Under this line sits a listing. Repeat exactly and only its lines from the one holding "Recreate this image" through the one holding "Arial, Helvetica, sans-serif';"; skip pictures.

[Records to use]:
# # #

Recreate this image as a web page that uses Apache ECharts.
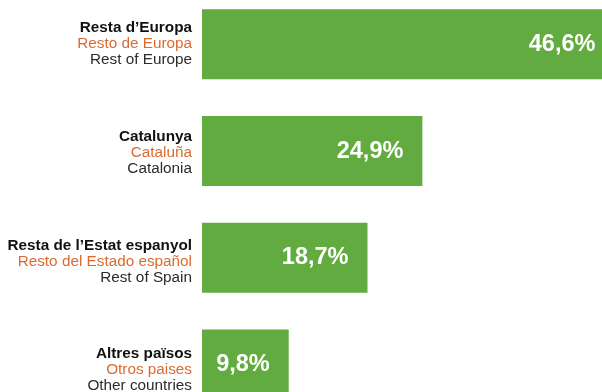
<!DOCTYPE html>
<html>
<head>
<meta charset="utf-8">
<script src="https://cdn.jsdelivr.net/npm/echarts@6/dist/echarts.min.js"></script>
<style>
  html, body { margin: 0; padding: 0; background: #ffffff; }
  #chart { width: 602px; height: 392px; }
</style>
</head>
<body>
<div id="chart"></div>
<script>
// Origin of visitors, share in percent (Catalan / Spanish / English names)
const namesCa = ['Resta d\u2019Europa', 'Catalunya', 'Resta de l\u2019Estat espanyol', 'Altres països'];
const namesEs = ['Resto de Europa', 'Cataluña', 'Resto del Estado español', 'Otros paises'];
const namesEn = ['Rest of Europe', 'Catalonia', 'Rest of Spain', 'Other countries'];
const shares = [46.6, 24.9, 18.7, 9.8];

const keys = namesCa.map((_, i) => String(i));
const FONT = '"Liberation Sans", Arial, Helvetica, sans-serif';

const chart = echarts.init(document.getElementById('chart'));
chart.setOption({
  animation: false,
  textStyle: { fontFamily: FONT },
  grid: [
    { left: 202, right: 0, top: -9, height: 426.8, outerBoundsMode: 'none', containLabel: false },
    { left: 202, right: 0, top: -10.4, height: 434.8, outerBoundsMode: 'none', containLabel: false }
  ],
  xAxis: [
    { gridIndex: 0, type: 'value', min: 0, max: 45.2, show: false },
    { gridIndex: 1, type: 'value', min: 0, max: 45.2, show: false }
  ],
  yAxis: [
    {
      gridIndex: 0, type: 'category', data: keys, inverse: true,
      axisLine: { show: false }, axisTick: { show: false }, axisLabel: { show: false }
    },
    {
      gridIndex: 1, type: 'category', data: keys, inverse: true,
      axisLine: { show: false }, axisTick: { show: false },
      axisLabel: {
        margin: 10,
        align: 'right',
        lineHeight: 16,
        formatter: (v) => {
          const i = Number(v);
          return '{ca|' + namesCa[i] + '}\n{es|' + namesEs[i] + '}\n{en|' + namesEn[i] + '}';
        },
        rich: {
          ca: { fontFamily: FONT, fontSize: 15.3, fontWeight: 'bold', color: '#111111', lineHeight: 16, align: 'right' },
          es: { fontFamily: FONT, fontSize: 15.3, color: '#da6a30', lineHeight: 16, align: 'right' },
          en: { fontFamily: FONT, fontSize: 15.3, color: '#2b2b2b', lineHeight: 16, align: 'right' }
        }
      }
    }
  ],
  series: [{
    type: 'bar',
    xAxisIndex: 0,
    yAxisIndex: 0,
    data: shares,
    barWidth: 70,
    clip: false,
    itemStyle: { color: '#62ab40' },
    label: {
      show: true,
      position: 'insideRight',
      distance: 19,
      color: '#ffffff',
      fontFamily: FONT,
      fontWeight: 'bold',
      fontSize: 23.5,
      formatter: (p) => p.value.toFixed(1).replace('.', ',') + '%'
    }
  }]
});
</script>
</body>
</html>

# # #

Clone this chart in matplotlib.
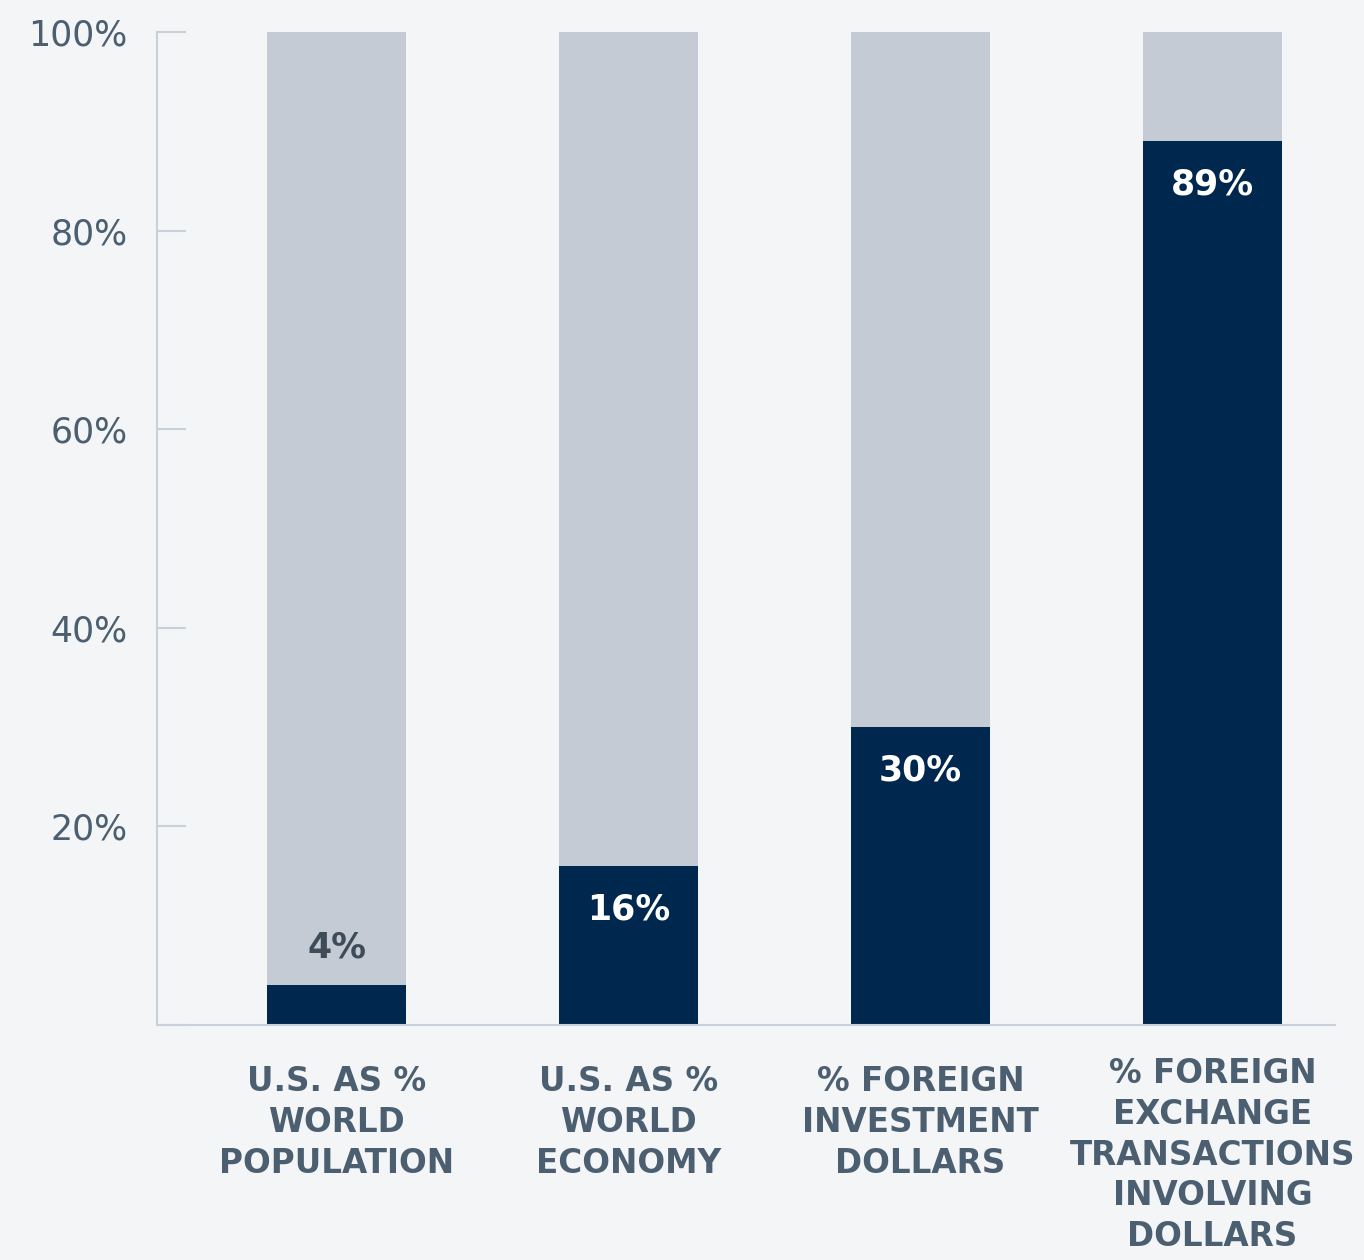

# # #

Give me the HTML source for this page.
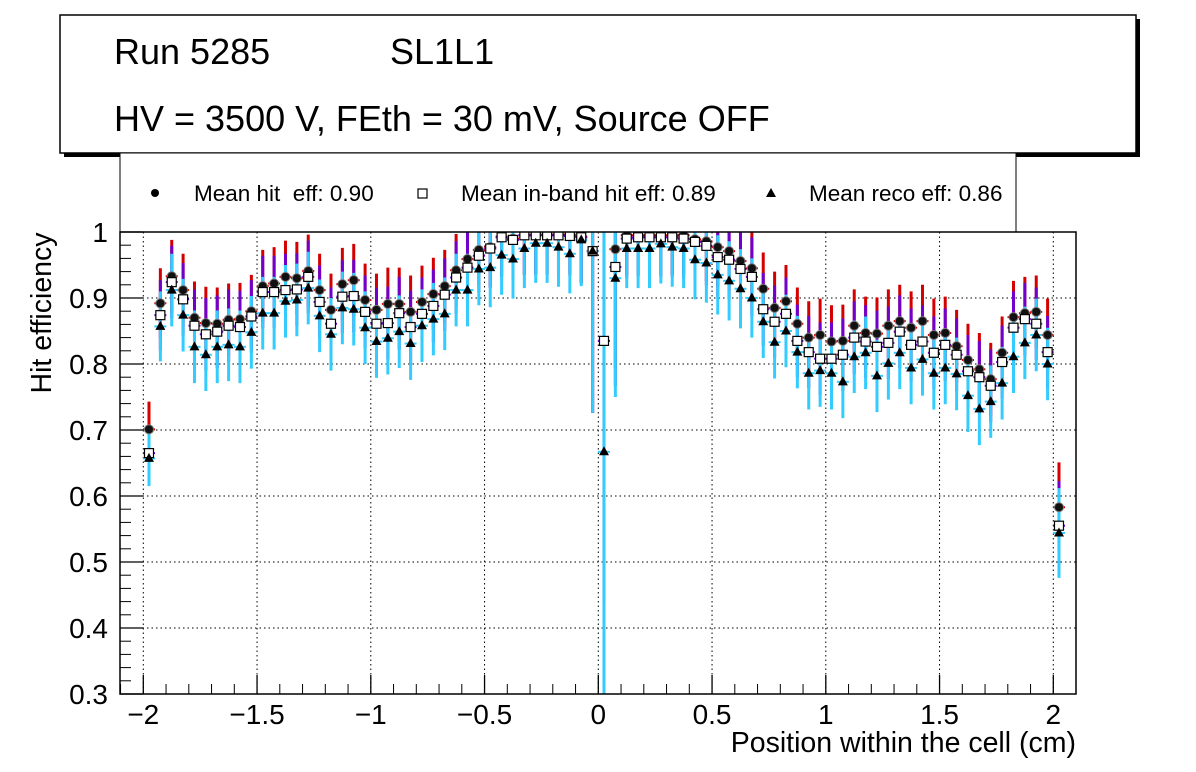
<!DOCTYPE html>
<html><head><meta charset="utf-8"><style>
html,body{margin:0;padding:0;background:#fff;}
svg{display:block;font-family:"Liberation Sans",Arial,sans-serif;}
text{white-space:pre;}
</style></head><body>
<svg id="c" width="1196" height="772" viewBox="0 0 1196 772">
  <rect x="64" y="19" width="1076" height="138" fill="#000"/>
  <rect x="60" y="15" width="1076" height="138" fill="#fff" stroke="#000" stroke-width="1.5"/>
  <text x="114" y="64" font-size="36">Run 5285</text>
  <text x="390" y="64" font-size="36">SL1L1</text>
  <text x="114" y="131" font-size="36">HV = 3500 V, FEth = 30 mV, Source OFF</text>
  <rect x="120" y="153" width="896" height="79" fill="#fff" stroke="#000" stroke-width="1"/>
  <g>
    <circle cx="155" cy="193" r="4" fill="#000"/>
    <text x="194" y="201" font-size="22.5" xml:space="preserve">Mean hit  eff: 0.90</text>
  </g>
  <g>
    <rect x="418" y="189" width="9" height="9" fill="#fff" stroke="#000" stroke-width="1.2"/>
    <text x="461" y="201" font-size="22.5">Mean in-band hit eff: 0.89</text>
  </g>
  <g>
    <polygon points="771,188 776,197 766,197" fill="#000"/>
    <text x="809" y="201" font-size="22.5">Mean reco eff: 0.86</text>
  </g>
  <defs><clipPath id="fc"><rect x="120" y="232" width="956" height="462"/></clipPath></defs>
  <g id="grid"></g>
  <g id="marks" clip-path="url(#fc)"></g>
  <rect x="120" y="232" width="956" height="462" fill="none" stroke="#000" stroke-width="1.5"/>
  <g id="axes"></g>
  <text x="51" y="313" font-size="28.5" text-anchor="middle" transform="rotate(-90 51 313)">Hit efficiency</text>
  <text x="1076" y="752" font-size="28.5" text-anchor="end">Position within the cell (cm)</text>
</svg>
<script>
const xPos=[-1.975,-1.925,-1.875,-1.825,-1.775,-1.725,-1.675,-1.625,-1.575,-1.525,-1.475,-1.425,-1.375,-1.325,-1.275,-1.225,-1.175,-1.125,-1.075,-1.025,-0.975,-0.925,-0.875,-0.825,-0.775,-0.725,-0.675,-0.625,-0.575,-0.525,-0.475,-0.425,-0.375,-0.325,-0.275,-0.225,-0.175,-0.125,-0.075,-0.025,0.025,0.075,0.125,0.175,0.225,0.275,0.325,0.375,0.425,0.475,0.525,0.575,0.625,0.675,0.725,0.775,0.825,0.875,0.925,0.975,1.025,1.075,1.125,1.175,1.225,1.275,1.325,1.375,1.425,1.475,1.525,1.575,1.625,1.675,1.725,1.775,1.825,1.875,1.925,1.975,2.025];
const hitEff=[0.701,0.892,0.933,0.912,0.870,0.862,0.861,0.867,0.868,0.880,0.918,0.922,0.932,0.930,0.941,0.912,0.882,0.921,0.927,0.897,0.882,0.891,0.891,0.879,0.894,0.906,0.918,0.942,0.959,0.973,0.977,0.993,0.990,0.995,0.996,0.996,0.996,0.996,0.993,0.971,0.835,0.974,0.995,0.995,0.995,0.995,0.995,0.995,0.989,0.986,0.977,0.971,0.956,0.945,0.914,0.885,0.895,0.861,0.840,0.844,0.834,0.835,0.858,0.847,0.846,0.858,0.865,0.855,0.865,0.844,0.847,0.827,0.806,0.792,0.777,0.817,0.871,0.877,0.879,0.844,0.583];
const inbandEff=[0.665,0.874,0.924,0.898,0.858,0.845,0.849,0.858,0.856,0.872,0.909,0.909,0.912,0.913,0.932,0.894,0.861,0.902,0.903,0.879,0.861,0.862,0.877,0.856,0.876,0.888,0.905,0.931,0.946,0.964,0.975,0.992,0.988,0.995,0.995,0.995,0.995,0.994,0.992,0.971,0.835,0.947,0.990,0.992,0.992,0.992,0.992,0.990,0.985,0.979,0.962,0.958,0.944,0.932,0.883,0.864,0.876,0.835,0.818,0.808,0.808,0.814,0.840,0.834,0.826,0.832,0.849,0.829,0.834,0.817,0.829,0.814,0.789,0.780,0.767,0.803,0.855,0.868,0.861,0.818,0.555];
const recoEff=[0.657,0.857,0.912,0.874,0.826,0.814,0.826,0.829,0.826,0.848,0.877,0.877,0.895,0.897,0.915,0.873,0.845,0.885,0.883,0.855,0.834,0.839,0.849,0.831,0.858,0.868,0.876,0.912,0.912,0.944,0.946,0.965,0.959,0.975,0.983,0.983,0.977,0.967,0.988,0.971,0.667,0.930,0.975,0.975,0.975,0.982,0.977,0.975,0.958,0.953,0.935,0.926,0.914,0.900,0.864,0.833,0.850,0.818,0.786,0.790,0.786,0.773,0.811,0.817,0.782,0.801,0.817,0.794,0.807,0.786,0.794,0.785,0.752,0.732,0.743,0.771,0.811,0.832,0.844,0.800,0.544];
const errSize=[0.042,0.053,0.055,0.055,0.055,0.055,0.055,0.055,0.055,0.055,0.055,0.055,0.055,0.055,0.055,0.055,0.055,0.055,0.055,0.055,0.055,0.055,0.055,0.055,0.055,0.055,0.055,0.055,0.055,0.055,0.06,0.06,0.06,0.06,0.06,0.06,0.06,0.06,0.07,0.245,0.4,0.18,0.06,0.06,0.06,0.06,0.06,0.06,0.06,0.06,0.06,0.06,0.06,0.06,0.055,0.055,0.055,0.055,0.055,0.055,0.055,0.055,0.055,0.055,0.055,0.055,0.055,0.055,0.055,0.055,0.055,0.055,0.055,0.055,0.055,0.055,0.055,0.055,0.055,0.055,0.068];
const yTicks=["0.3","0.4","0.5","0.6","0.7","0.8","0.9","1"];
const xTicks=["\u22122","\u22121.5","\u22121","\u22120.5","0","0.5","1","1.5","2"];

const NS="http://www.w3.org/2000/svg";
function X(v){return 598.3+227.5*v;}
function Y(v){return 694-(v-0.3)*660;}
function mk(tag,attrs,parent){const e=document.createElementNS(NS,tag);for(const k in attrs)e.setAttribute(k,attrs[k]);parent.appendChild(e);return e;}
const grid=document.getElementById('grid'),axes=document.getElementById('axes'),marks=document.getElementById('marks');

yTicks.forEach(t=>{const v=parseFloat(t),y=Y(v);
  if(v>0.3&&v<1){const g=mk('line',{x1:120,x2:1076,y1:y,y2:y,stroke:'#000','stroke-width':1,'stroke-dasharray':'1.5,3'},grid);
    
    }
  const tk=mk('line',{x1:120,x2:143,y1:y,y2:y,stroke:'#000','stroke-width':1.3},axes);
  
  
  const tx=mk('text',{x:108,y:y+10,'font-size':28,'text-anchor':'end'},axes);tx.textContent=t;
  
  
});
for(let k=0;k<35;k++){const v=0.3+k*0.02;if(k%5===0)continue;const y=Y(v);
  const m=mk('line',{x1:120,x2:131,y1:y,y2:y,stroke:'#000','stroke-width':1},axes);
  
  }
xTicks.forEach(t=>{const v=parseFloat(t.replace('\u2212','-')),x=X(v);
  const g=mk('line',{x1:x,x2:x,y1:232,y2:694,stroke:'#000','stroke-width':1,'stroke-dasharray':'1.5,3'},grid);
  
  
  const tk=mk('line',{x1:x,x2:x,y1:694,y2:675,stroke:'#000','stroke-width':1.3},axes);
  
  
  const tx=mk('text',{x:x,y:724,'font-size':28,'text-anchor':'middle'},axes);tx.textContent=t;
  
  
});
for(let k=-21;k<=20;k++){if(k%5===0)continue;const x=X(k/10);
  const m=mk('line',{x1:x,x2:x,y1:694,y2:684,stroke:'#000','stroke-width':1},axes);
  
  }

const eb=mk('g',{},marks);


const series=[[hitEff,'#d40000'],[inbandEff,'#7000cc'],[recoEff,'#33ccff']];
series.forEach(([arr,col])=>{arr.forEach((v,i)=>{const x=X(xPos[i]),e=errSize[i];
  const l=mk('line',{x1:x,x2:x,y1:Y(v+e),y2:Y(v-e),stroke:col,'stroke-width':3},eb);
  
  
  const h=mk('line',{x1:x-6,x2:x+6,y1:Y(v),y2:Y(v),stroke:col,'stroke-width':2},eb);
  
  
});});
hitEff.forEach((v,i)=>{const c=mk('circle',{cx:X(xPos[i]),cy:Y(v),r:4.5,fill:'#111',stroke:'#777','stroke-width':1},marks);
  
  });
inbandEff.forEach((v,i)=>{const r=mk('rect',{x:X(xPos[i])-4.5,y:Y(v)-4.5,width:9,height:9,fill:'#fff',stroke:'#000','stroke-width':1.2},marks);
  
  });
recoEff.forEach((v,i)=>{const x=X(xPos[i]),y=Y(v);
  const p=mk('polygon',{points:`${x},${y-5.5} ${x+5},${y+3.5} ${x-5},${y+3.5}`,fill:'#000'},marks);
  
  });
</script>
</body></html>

# # #

[Task result]:
Recreate this image as a web page that uses Apache ECharts.
<!DOCTYPE html>
<html>
<head>
<meta charset="utf-8">
<script src="https://cdn.jsdelivr.net/npm/echarts@6/dist/echarts.min.js"></script>
<style>
  html, body { margin: 0; padding: 0; background: #ffffff; }
  #chart { width: 602px; height: 392px; }
</style>
</head>
<body>
<div id="chart"></div>
<script>
// Origin of visitors, share in percent (Catalan / Spanish / English names)
const namesCa = ['Resta d\u2019Europa', 'Catalunya', 'Resta de l\u2019Estat espanyol', 'Altres països'];
const namesEs = ['Resto de Europa', 'Cataluña', 'Resto del Estado español', 'Otros paises'];
const namesEn = ['Rest of Europe', 'Catalonia', 'Rest of Spain', 'Other countries'];
const shares = [46.6, 24.9, 18.7, 9.8];

const keys = namesCa.map((_, i) => String(i));
const FONT = '"Liberation Sans", Arial, Helvetica, sans-serif';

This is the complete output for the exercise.